The polar modulator is a good architecture for a radio transmitter when moving to more digitally intensive implementations. A transmitter for the Global System for Mobile Communications (GSM) and for Enhanced Data rates for GSM Evolution (EDGE), and comprising a polar modulator, is disclosed in “Spur-free all-digital PLL in 65 nm for Mobile Phones”, B. Staszewski et al, IEEE International Solid State Circuits Conference, session 3.1, 2011. A transmitter for Wideband Code Division Multiple Access (WCDMA), and comprising a polar modulator, is disclosed in “A fully digital multimode polar transmitter employing 17b RF DAC in 3G mode”, Z. Boos et al, IEEE International Solid State Circuits Conference, session 21.7, 2011. Such polar transmitters can be very power efficient. However, they are less well suited to use in wider band radio systems such as the Third Generation Partnership Project Long Term Evolution, referred to, for brevity, as LTE.

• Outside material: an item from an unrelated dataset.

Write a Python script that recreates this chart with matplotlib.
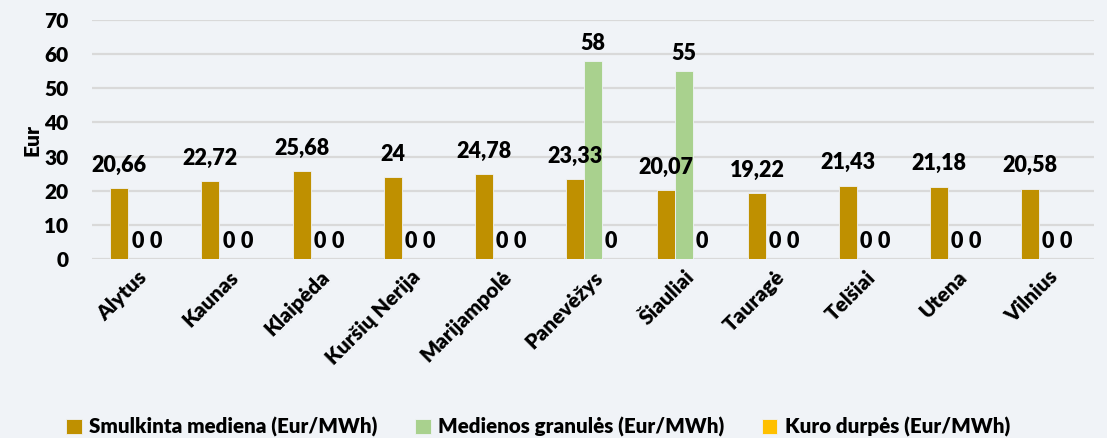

A problem with polar transmitters is that the bandwidth of the phase and amplitude modulation signals used for modulating the transmitter is much wider than the bandwidths of in-phase and quadrature-phase (I/Q) components of a modulation signal. Typically the bandwidth required to achieve good Adjacent Channel Leakage Ratio (ACLR) and Error Vector Magnitude (EVM) performance in a polar transmitter is three to four times higher than in a transmitter implementing modulation by I/Q components.
An additional problem with a polar transmitter is that the bandwidth of the composite signal, that is, a carrier signal after modulation by both the amplitude and phase modulation signals, is wider than the bandwidth of both the amplitude and phase modulation signals. This is because the amplitude and phase modulation signals are multiplied during modulation of the carrier signal, which is equivalent to convolution in the frequency domain.
This is especially a problem with systems such as LTE, which have a high modulation bandwidth. It is important in frequency division duplex (FDD) systems, such as LTE, as well as WCDMA, that the transmitter of a wireless communication device does not desensitise the receiver of the same device. A low ratio of duplex distance to modulation bandwidth can present a challenge. In WCDMA, the worst ratio of duplex distance to modulation bandwidth occurs when the duplex distance is 45 MHz and the modulation bandwidth is 3.84 MHz. In LTE, the worst ratio of duplex distance to modulation bandwidth occurs when the duplex distance is 80 MHz and the modulation bandwidth is 18 MHz. Therefore, in LTE the worst ratio of duplex distance to modulation bandwidth is 2.6 times smaller than in WCDMA, making it very challenging to build a polar modulator.
Another challenge when building a polar modulator for LTE is the very high frequency deviation required in a 2-point phase locked loop (PLL). In WCDMA, the required deviation is about ±10 MHz, and in LTE it is ±50 MHz. It is very challenging to generate such a wide linear tuning range and also a wide deviation reduces the available tuning range, limiting the ability to support multiple bands in one digitally controlled oscillator (DCO).
Yet another challenge with polar modulation is the time alignment requirement. When combining the amplitude and phase modulation signals, the timing must be very accurate, otherwise spectral growth and violation of transmitter ACLR and the receiver band noise requirements will occur.